WHAT THIS TASK INVOLVES:
Only the lines from the line containing "Write a component" through the line containing "const headerSlot = 1;" should be reproduced, please, with no pictures.

GIVEN INFORMATION:
* Start *
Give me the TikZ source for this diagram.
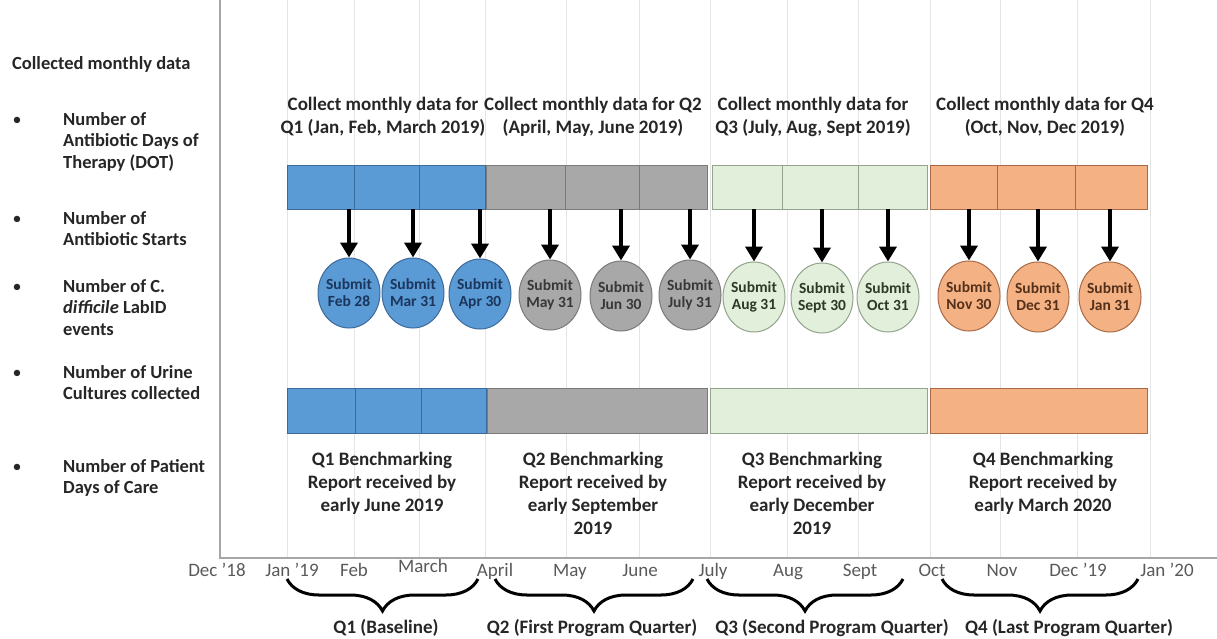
\documentclass[tikz,border=0pt]{standalone}
\usepackage{fontspec}
\setmainfont{Carlito}
\usetikzlibrary{arrows.meta,positioning,fit,shapes.geometric,decorations.pathreplacing}
\definecolor{qblue}{HTML}{5B9BD5}
\definecolor{qblueline}{HTML}{3C6A9A}
\definecolor{qbluetext}{HTML}{1B355C}
\definecolor{qgray}{HTML}{A8A8A8}
\definecolor{qgrayline}{HTML}{7A7A7A}
\definecolor{qgraytext}{HTML}{383838}
\definecolor{qgreen}{HTML}{E2EFDA}
\definecolor{qgreenline}{HTML}{93A38C}
\definecolor{qgreentext}{HTML}{2E3A28}
\definecolor{qorange}{HTML}{F4B183}
\definecolor{qorangeline}{HTML}{A86A45}
\definecolor{qorangetext}{HTML}{55301A}
\definecolor{gridgray}{HTML}{E4E4E4}
\definecolor{axisgray}{HTML}{A6A6A6}
\definecolor{labelgray}{HTML}{595959}
\definecolor{ink}{HTML}{262626}
\tikzset{
  cell/.style={draw,line width=0.9pt,inner sep=0pt},
  q1cell/.style={cell,fill=qblue,draw=qblueline},
  q2cell/.style={cell,fill=qgray,draw=qgrayline},
  q3cell/.style={cell,fill=qgreen,draw=qgreenline},
  q4cell/.style={cell,fill=qorange,draw=qorangeline},
  sub/.style={ellipse,draw,line width=1pt,minimum width=62pt,minimum height=70pt,inner sep=0pt},
  subtext/.style={font=\fontsize{15.5}{17}\selectfont\bfseries,align=center,inner sep=0pt},
  q1sub/.style={sub,fill=qblue,draw=qblueline,label={[subtext,text=qbluetext]center:{#1}}},
  q2sub/.style={sub,fill=qgray,draw=qgrayline,label={[subtext,text=qgraytext]center:{#1}}},
  q3sub/.style={sub,fill=qgreen,draw=qgreenline,label={[subtext,text=qgreentext]center:{#1}}},
  q4sub/.style={sub,fill=qorange,draw=qorangeline,label={[subtext,text=qorangetext]center:{#1}}},
  arr/.style={-{Triangle[width=17pt,length=15pt]},line width=4pt,black},
  head/.style={font=\fontsize{19}{23}\selectfont\bfseries,align=center,text=ink,inner sep=0pt},
  side/.style={font=\fontsize{18.5}{21.5}\selectfont\bfseries,align=left,text=ink,inner sep=0pt},
  bul/.style={font=\fontsize{18}{20}\selectfont,text=ink,inner sep=0pt},
  month/.style={font=\fontsize{19}{23}\selectfont,text=labelgray,inner sep=0pt,anchor=base},
  qlabel/.style={font=\fontsize{19}{23}\selectfont\bfseries,text=ink,inner sep=0pt,anchor=base},
  brace/.style={decorate,decoration={brace,mirror,amplitude=32pt},line width=3pt},
  grid/.style={gridgray,line width=1pt},
  axis/.style={axisgray,line width=2pt}
}
\begin{document}
\begin{tikzpicture}[x=1pt,y=-1pt]
  \useasboundingbox (0,0) rectangle (1217,639);
  % month grid and axes
  \draw[grid] (287,0)--(287,558) (354,0)--(354,558) (419,0)--(419,558)
    (485,0)--(485,558) (566,0)--(566,558) (639,0)--(639,558)
    (710,0)--(710,558) (787,0)--(787,558) (858,0)--(858,558)
    (930,0)--(930,558) (1000,0)--(1000,558) (1077,0)--(1077,558)
    (1150,0)--(1150,558);
  \draw[axis] (220,0)--(220,558)--(1217,558);

  % collected data list
  \node[side,anchor=west] (lhead) at (12,64) {Collected monthly data};
  \node[bul] (b1) at (17,121) {\textbullet};
  \node[side,anchor=north west] (l1) at (63,112) {Number of\\Antibiotic Days of\\Therapy (DOT)};
  \node[bul] (b2) at (17,220) {\textbullet};
  \node[side,anchor=north west] (l2) at (63,211) {Number of\\Antibiotic Starts};
  \node[bul] (b3) at (17,288) {\textbullet};
  \node[side,anchor=north west] (l3) at (63,279) {Number of C.\\\textit{difficile} LabID\\events};
  \node[bul] (b4) at (17,374) {\textbullet};
  \node[side,anchor=north west] (l4) at (63,365) {Number of Urine\\Cultures collected};
  \node[bul] (b5) at (17,468) {\textbullet};
  \node[side,anchor=north west] (l5) at (63,459) {Number of Patient\\Days of Care};

  % collection headers
  \node[head,anchor=north] (h1) at (383,97) {Collect monthly data for\\Q1 (Jan, Feb, March 2019)};
  \node[head,anchor=north] (h2) at (593,97) {Collect monthly data for Q2\\(April, May, June 2019)};
  \node[head,anchor=north] (h3) at (813,97) {Collect monthly data for\\Q3 (July, Aug, Sept 2019)};
  \node[head,anchor=north] (h4) at (1045,97) {Collect monthly data for Q4\\(Oct, Nov, Dec 2019)};

  % monthly cells
  \node[q1cell,fit={(287,165) (354,209)}] (t1) {};
  \node[q1cell,fit={(354,165) (419,209)}] (t2) {};
  \node[q1cell,fit={(419,165) (485,209)}] (t3) {};
  \node[q2cell,fit={(486,165) (565,209)}] (t4) {};
  \node[q2cell,fit={(565,165) (639,209)}] (t5) {};
  \node[q2cell,fit={(639,165) (707,209)}] (t6) {};
  \node[q3cell,fit={(712,165) (782,209)}] (t7) {};
  \node[q3cell,fit={(782,165) (858,209)}] (t8) {};
  \node[q3cell,fit={(858,165) (927,209)}] (t9) {};
  \node[q4cell,fit={(930,165) (997,209)}] (t10) {};
  \node[q4cell,fit={(997,165) (1075,209)}] (t11) {};
  \node[q4cell,fit={(1075,165) (1147,209)}] (t12) {};

  % submissions
  \node[q1sub={Submit\\Feb 28}] (c1) at (349,293) {};
  \node[q1sub={Submit\\Mar 31}] (c2) at (413,293) {};
  \node[q1sub={Submit\\Apr 30}] (c3) at (480,294) {};
  \node[q2sub={Submit\\May 31}] (c4) at (550,295) {};
  \node[q2sub={Submit\\Jun 30}] (c5) at (621,296) {};
  \node[q2sub={Submit\\July 31}] (c6) at (690,295) {};
  \node[q3sub={Submit\\Aug 31}] (c7) at (754,297) {};
  \node[q3sub={Submit\\Sept 30}] (c8) at (822,298) {};
  \node[q3sub={Submit\\Oct 31}] (c9) at (888,297) {};
  \node[q4sub={Submit\\Nov 30}] (c10) at (969,296) {};
  \node[q4sub={Submit\\Dec 31}] (c11) at (1038,297) {};
  \node[q4sub={Submit\\Jan 31}] (c12) at (1110,297) {};
  \draw[arr] (c1 |- t1.south)--(c1.north);
  \draw[arr] (c2 |- t2.south)--(c2.north);
  \draw[arr] (c3 |- t3.south)--(c3.north);
  \draw[arr] (c4 |- t4.south)--(c4.north);
  \draw[arr] (c5 |- t5.south)--(c5.north);
  \draw[arr] (c6 |- t6.south)--(c6.north);
  \draw[arr] (c7 |- t7.south)--(c7.north);
  \draw[arr] (c8 |- t8.south)--(c8.north);
  \draw[arr] (c9 |- t9.south)--(c9.north);
  \draw[arr] (c10 |- t10.south)--(c10.north);
  \draw[arr] (c11 |- t11.south)--(c11.north);
  \draw[arr] (c12 |- t12.south)--(c12.north);

  % quarter report bars
  \node[q1cell,fit={(287,388) (355,433)}] (r1a) {};
  \node[q1cell,fit={(355,388) (421,433)}] (r1b) {};
  \node[q1cell,fit={(421,388) (486,433)}] (r1c) {};
  \node[q2cell,fit={(487,388) (707,433)}] (r2) {};
  \node[q3cell,fit={(710,388) (927,433)}] (r3) {};
  \node[q4cell,fit={(930,388) (1147,433)}] (r4) {};
  \node[head,anchor=north] (p1) at (382,452) {Q1 Benchmarking\\Report received by\\early June 2019};
  \node[head,anchor=north] (p2) at (593,452) {Q2 Benchmarking\\Report received by\\early September\\2019};
  \node[head,anchor=north] (p3) at (812,452) {Q3 Benchmarking\\Report received by\\early December\\2019};
  \node[head,anchor=north] (p4) at (1043,452) {Q4 Benchmarking\\Report received by\\early March 2020};

  % month labels
  \node[month] (m0) at (217,576) {Dec ’18};
  \node[month] (m1) at (292,576) {Jan ’19};
  \node[month] (m2) at (354,576) {Feb};
  \node[month] (m3) at (423,572) {March};
  \node[month] (m4) at (495,576) {April};
  \node[month] (m5) at (570,576) {May};
  \node[month] (m6) at (640,576) {June};
  \node[month] (m7) at (713,576) {July};
  \node[month] (m8) at (788,576) {Aug};
  \node[month] (m9) at (860,576) {Sept};
  \node[month] (m10) at (932,576) {Oct};
  \node[month] (m11) at (1002,576) {Nov};
  \node[month] (m12) at (1078,576) {Dec ’19};
  \node[month] (m13) at (1167,576) {Jan ’20};

  % program quarters
  \draw[brace] (287,579)--(478,579);
  \draw[brace] (495,579)--(693,579);
  \draw[brace] (707,579)--(903,579);
  \draw[brace] (942,579)--(1138,579);
  \node[qlabel] (q1) at (386,633) {Q1 (Baseline)};
  \node[qlabel] (q2) at (592,633) {Q2 (First Program Quarter)};
  \node[qlabel] (q3) at (832,633) {Q3 (Second Program Quarter)};
  \node[qlabel] (q4) at (1069,633) {Q4 (Last Program Quarter)};
\end{tikzpicture}
\end{document}
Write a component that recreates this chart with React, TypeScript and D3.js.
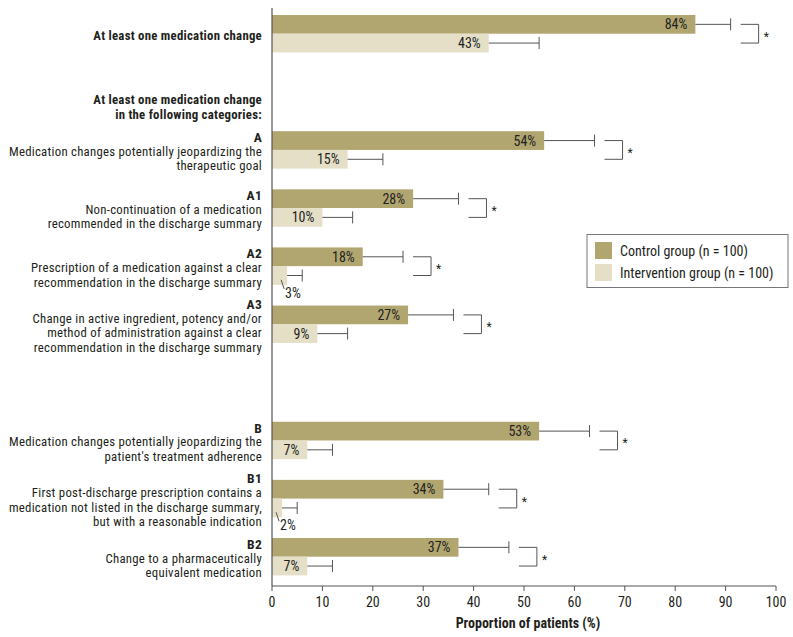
import React from "react";
import * as d3 from "d3";

const codes = ["", "A", "A1", "A2", "A3", "B", "B1", "B2"];
const descriptions: string[][] = [
  ["At least one medication change"],
  ["Medication changes potentially jeopardizing the", "therapeutic goal"],
  ["Non-continuation of a medication", "recommended in the discharge summary"],
  ["Prescription of a medication against a clear", "recommendation in the discharge summary"],
  ["Change in active ingredient, potency and/or", "method of administration against a clear", "recommendation in the discharge summary"],
  ["Medication changes potentially jeopardizing the", "patient's treatment adherence"],
  ["First post-discharge prescription contains a", "medication not listed in the discharge summary,", "but with a reasonable indication"],
  ["Change to a pharmaceutically", "equivalent medication"],
];
const slotIndex = [0, 2, 3, 4, 5, 7, 8, 9];
const headerLines = ["At least one medication change", "in the following categories:"];
const headerSlot = 1;

const controlValues = [84, 54, 28, 18, 27, 53, 34, 37];
const controlUpper = [91, 64, 37, 26, 36, 63, 43, 47];
const interventionValues = [43, 15, 10, 3, 9, 7, 2, 7];
const interventionUpper = [53, 22, 16, 6, 15, 12, 5, 12];
const significant = [true, true, true, true, true, true, true, true];

const seriesNames = ["Control group (n = 100)", "Intervention group (n = 100)"];
const seriesKeys = ["control", "intervention"];
const xTicks = [0, 10, 20, 30, 40, 50, 60, 70, 80, 90, 100];
const xTitle = "Proportion of patients (%)";

const COLORS = ["#b1a570", "#e5dfc8"];
const FONT = "'Liberation Sans Narrow', 'Arial Narrow', 'Roboto Condensed', sans-serif";
const TEXT = "#231f20";
const LINE = "#555";

export default function App() {
  const W = 793, H = 637;
  const x = d3.scaleLinear().domain([0, 100]).range([272, 776]);
  const slots = d3.range(10).map(String);
  const y = d3.scaleBand<string>().domain(slots).range([15, 575.4]).paddingInner(0.356).paddingOuter(0);
  const sub = d3.scaleBand<string>().domain(seriesKeys).range([0, y.bandwidth()]);
  const bh = sub.bandwidth();
  const lineH = 14.4;
  const fs = 12.8;
  const ls = 0.25;

  const groups = controlValues.map((_, i) => {
    const top = y(String(slotIndex[i]))!;
    return { i, top, center: top + y.bandwidth() / 2 };
  });

  return (
    <svg width={W} height={H} style={{ position: "absolute", left: 0, top: 0, background: "#fff" }} fontFamily={FONT}>
      {/* header */}
      {headerLines.map((t, k) => (
        <text key={"h" + k} x={262} y={y(String(headerSlot))! + y.bandwidth() / 2 + 8 + k * lineH}
          textAnchor="end" dominantBaseline="central" fontSize={fs} letterSpacing={ls} fontWeight="bold" fill={TEXT}>{t}</text>
      ))}
      {/* category labels */}
      {groups.map(({ i, center }) => {
        const lines = codes[i] ? [codes[i], ...descriptions[i]] : descriptions[i];
        const start = center + 1.5 - ((lines.length - 1) * lineH) / 2;
        return lines.map((t, k) => (
          <text key={"l" + i + "-" + k} x={262} y={start + k * lineH} textAnchor="end" dominantBaseline="central"
            fontSize={codes[i] && k === 0 ? 13.5 : fs} letterSpacing={ls}
            fontWeight={(codes[i] && k === 0) || !codes[i] ? "bold" : "normal"} fill={TEXT}>{t}</text>
        ));
      })}
      {/* bars */}
      {groups.map(({ i, top }) => {
        const vals = [controlValues[i], interventionValues[i]];
        const ups = [controlUpper[i], interventionUpper[i]];
        return (
          <g key={"g" + i}>
            {vals.map((v, s) => {
              const by = top + sub(seriesKeys[s])!;
              const cy = by + bh / 2;
              return (
                <g key={s}>
                  <rect x={x(0)} y={by} width={x(v) - x(0)} height={bh} fill={COLORS[s]} />
                  <line x1={x(v)} x2={x(ups[s])} y1={cy} y2={cy} stroke={LINE} strokeWidth={1} />
                  <line x1={x(ups[s])} x2={x(ups[s])} y1={cy - 6} y2={cy + 6} stroke={LINE} strokeWidth={1} />
                  {v >= 5 ? (
                    <text x={x(v) - 8} y={cy} textAnchor="end" dominantBaseline="central" fontSize={14} fill={TEXT}>{v}%</text>
                  ) : (
                    <g>
                      <line x1={x(v) - 6} y1={by + bh - 5} x2={x(v) - 3} y2={by + bh + 4} stroke={LINE} strokeWidth={1} />
                      <text x={x(v) - 2} y={by + bh + 8} dominantBaseline="central" fontSize={14} fill={TEXT}>{v}%</text>
                    </g>
                  )}
                </g>
              );
            })}
            {significant[i] && (() => {
              const c1 = top + sub(seriesKeys[0])! + bh / 2;
              const c2 = top + sub(seriesKeys[1])! + bh / 2;
              const left = x(controlUpper[i]) + 10;
              const right = left + 18;
              return (
                <g>
                  <path d={`M${left},${c1}H${right}V${c2}H${left}`} fill="none" stroke={LINE} strokeWidth={1} />
                  <text x={right + 5} y={(c1 + c2) / 2 + 3} fontSize={12} fill={TEXT} dominantBaseline="central">*</text>
                </g>
              );
            })()}
          </g>
        );
      })}
      {/* axes */}
      <line x1={x(0)} x2={x(0)} y1={8} y2={586} stroke={LINE} strokeWidth={1.2} />
      <line x1={x(0)} x2={x(100)} y1={586} y2={586} stroke={LINE} strokeWidth={1.2} />
      {xTicks.map((t) => (
        <g key={"t" + t}>
          <line x1={x(t)} x2={x(t)} y1={586} y2={591} stroke={LINE} strokeWidth={1} />
          <text x={x(t)} y={602} textAnchor="middle" dominantBaseline="central" fontSize={14} fill={TEXT}>{t}</text>
        </g>
      ))}
      <text x={528} y={623} textAnchor="middle" dominantBaseline="central" fontSize={14} fontWeight="bold" fill={TEXT}>{xTitle}</text>
      {/* legend */}
      <rect x={587} y={234.5} width={201} height={53} fill="#fff" stroke="#777" strokeWidth={1} />
      {seriesNames.map((n, s) => (
        <g key={"lg" + s}>
          <rect x={595} y={242 + s * 22} width={17} height={17} fill={COLORS[s]} />
          <text x={620} y={250.5 + s * 22} dominantBaseline="central" fontSize={14} fill={TEXT}>{n}</text>
        </g>
      ))}
    </svg>
  );
}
* End *
FINISHED TASK:
Write a component that recreates this chart with React, TypeScript and D3.js.
import React from "react";
import * as d3 from "d3";

const codes = ["", "A", "A1", "A2", "A3", "B", "B1", "B2"];
const descriptions: string[][] = [
  ["At least one medication change"],
  ["Medication changes potentially jeopardizing the", "therapeutic goal"],
  ["Non-continuation of a medication", "recommended in the discharge summary"],
  ["Prescription of a medication against a clear", "recommendation in the discharge summary"],
  ["Change in active ingredient, potency and/or", "method of administration against a clear", "recommendation in the discharge summary"],
  ["Medication changes potentially jeopardizing the", "patient's treatment adherence"],
  ["First post-discharge prescription contains a", "medication not listed in the discharge summary,", "but with a reasonable indication"],
  ["Change to a pharmaceutically", "equivalent medication"],
];
const slotIndex = [0, 2, 3, 4, 5, 7, 8, 9];
const headerLines = ["At least one medication change", "in the following categories:"];
const headerSlot = 1;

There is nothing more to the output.